Suerte de película performance, Guasón oscila todo el tiempo entre los momentos de contención y de explosión de Joaquin Phoenix: el director deja todo en sus manos, le entrega la película para que el actor gestione ritmos y tonos, para que la lleve hacia donde mejor le parezca. Se sabe que desde hace décadas Phoenix trabaja en proyectos que parecen diseñados a su medida: acá es como si él mismo fuera el director. El tipo está en casi todos los planos, no debe ser fácil sostener ese nivel de exposición. Previsiblemente, el destino de la película está atado al del actor: las escenas más potentes son aquellas en las que Phoenix le imprime mayor contundencia a los gimoteos de Arthur; pero cuando Phoenix está menos inspirado, cuando tiene a su cargo líneas subrayadas y no encuentra la manera de restituirles algo de potencia (“usted no escucha: todo lo que tengo son pensamientos negativos”), el conjunto cruje.

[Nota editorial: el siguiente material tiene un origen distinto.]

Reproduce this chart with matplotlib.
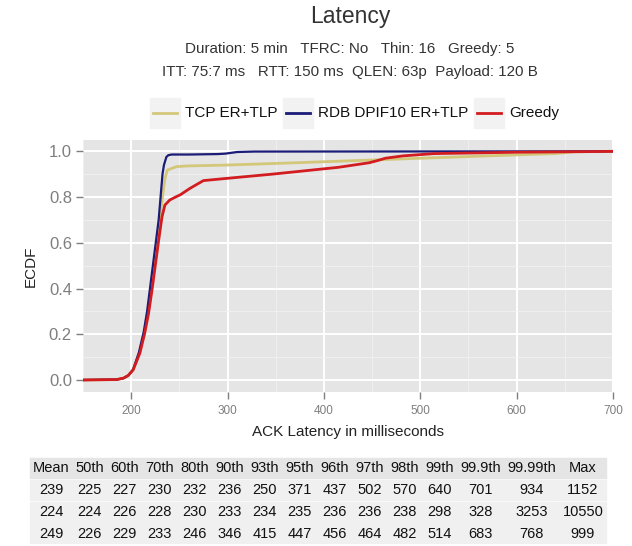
import matplotlib
matplotlib.use("Agg")
import matplotlib.pyplot as plt
from matplotlib.patches import Rectangle
from matplotlib.lines import Line2D
from matplotlib.ticker import MultipleLocator

plt.rcParams['font.family'] = ['Liberation Sans', 'DejaVu Sans']

# ECDF curves (latency ms, cumulative fraction)
tcp_x = [150, 185, 192, 197, 202, 208.5, 213.5, 217, 220.5, 223.5, 227, 230, 232.5, 235, 237.5, 247, 258,
         300, 371, 437, 502, 570, 640, 660, 700]
tcp_y = [0.0, 0.002, 0.008, 0.02, 0.045, 0.12, 0.205, 0.29, 0.39, 0.5, 0.61, 0.71, 0.8, 0.88, 0.918, 0.933, 0.936,
         0.94, 0.95, 0.96, 0.97, 0.98, 0.99, 0.998, 1.0]

rdb_x = [150, 185, 192, 197, 202, 208, 213, 216.5, 219.5, 222.5, 225.5, 228.5, 230.5, 232.5, 234, 236.5, 238.5,
         242, 260, 290, 298, 310, 328, 700]
rdb_y = [0.0, 0.002, 0.008, 0.02, 0.046, 0.12, 0.21, 0.3, 0.4, 0.5, 0.6, 0.7, 0.8, 0.9, 0.94, 0.975, 0.983,
         0.986, 0.986, 0.988, 0.99, 0.997, 0.999, 1.0]

greedy_x = [150, 185, 192, 197, 202, 209, 214, 218, 221.5, 225, 228.5, 232, 235, 240, 246, 251, 261, 275,
            300, 346, 415, 447, 456, 464, 482, 514, 600, 683, 700]
greedy_y = [0.0, 0.002, 0.008, 0.02, 0.044, 0.117, 0.204, 0.29, 0.39, 0.5, 0.61, 0.714, 0.765, 0.787, 0.8, 0.81,
            0.838, 0.872, 0.882, 0.9, 0.93, 0.95, 0.96, 0.97, 0.98, 0.99, 0.996, 0.999, 1.0]

series_names = ['TCP ER+TLP', 'RDB DPIF10 ER+TLP', 'Greedy']
series_colors = ['#d3c77a', '#1b1b78', '#d21c20']

table_header = ['Mean', '50th', '60th', '70th', '80th', '90th', '93th', '95th', '96th', '97th',
                '98th', '99th', '99.9th', '99.99th', 'Max']
tcp_stats = [239, 225, 227, 230, 232, 236, 250, 371, 437, 502, 570, 640, 701, 934, 1152]
rdb_stats = [224, 224, 226, 228, 230, 233, 234, 235, 236, 236, 238, 298, 328, 3253, 10550]
greedy_stats = [249, 226, 229, 233, 246, 346, 415, 447, 456, 464, 482, 514, 683, 768, 999]

W, H = 632, 546
fig = plt.figure(figsize=(W / 100, H / 100), dpi=100)


def fx(px):
    return px / W


def fy(py):
    return 1 - py / H


ax = fig.add_axes([fx(83), fy(392), fx(613) - fx(83), fy(140) - fy(392)])
ax.set_facecolor('#e5e5e5')
for s in ax.spines.values():
    s.set_visible(False)
ax.set_xlim(150, 700)
ax.set_ylim(-0.0525, 1.0495)
ax.xaxis.set_major_locator(MultipleLocator(100))
ax.xaxis.set_minor_locator(MultipleLocator(50))
ax.yaxis.set_major_locator(MultipleLocator(0.2))
ax.yaxis.set_minor_locator(MultipleLocator(0.1))
ax.grid(which='major', color='white', lw=1.4)
ax.grid(which='minor', color='#f2f2f2', lw=0.6)
ax.set_axisbelow(True)
ax.tick_params(which='minor', length=0)
ax.tick_params(which='major', length=5, width=1, color='#7f7f7f')
ax.tick_params(axis='x', labelsize=8.5, labelcolor='#7f7f7f', pad=4)
ax.tick_params(axis='y', labelsize=12, labelcolor='#7f7f7f', pad=3)
ax.set_xticks([200, 300, 400, 500, 600, 700])
ax.yaxis.set_major_formatter(plt.FuncFormatter(lambda v, p: f'{v:.1f}'))

for xs, ys, c, lw in [(tcp_x, tcp_y, series_colors[0], 2.0),
                      (rdb_x, rdb_y, series_colors[1], 1.6),
                      (greedy_x, greedy_y, series_colors[2], 2.0)]:
    ax.plot(xs, ys, color=c, lw=lw, solid_capstyle='butt')

ax.set_xlabel('ACK Latency in milliseconds', fontsize=11, color='#222222', labelpad=6)
ax.set_ylabel('ECDF', fontsize=11, color='#222222', labelpad=8)

# titles
fig.text(fx(350), fy(17), 'Latency', ha='center', va='center', fontsize=16.5, color='#333333')
fig.text(fx(350), fy(49), 'Duration: 5 min   TFRC: No   Thin: 16   Greedy: 5',
         ha='center', va='center', fontsize=10.9, color='#333333')
fig.text(fx(350), fy(72), 'ITT: 75:7 ms   RTT: 150 ms  QLEN: 63p  Payload: 120 B',
         ha='center', va='center', fontsize=10.9, color='#333333')

# legend
key_left = [150, 283, 474]
for name, col, kx in zip(series_names, series_colors, key_left):
    fig.patches.append(Rectangle((fx(kx), fy(128)), fx(30), fy(98) - fy(128),
                                 transform=fig.transFigure, color='#f2f2f2', zorder=1))
    fig.lines.append(Line2D([fx(kx + 3), fx(kx + 27)], [fy(113), fy(113)],
                            transform=fig.transFigure, color=col, lw=2.0, zorder=2))
    fig.text(fx(kx + 35), fy(113), name, ha='left', va='center', fontsize=11, color='#111111')

# table
col_widths = [42, 35, 35, 35, 35, 35, 35, 35, 35, 35, 35, 35, 47, 55, 48]
row_tops = [458, 480, 502, 523]
row_h = 21
rows = [table_header, tcp_stats, rdb_stats, greedy_stats]
for r, (vals, top) in enumerate(zip(rows, row_tops)):
    x = 30
    bg = '#e5e5e5' if r == 0 else '#f0f0f0'
    for v, w in zip(vals, col_widths):
        fig.patches.append(Rectangle((fx(x), fy(top + row_h - 1)), fx(w - 1), fy(top) - fy(top + row_h - 1),
                                     transform=fig.transFigure, color=bg, zorder=1))
        fig.text(fx(x + w / 2), fy(top + row_h / 2), str(v), ha='center', va='center',
                 fontsize=10.5, color='#111111')
        x += w

fig.savefig('out.png', dpi=100)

Es posible, de todas formas, que la película posea una escala distinta a la que proyectan fans y críticos, que lo que tengamos ante nosotros sea un objeto con ambiciones en el fondo discretas, que lo que busque Guasón sea apenas la reinvención dramática de un villano popular. La película sugiere en parte eso: jugar a interpretar el personaje como un Travis Bickle contemporáneo que viene a ser exponer las hipocresías de una sociedad desigual. Todo se condensa en la entrevista en el programa de televisión, cuando el relato adquiere la forma de un manifiesto for dummies, una explicación sobre el conflicto social contada a los niños. Para que este objetivo más bien pobre funcione, es necesario que el Guasón pierda cualquier posible misterio que haya tenido alguna vez, debe borrarse su historia como villano ambivalente y transformarse en un personaje legible en el que todos seamos capaces de rastrear los signos de una corrupción avanzada y de su consiguiente rebelión. Poca cosa, a fin de cuentas, el corset del realismo aplicado una vez más a algún objeto ubicado fuera de su alcance, nada que no se haya hecho mil veces.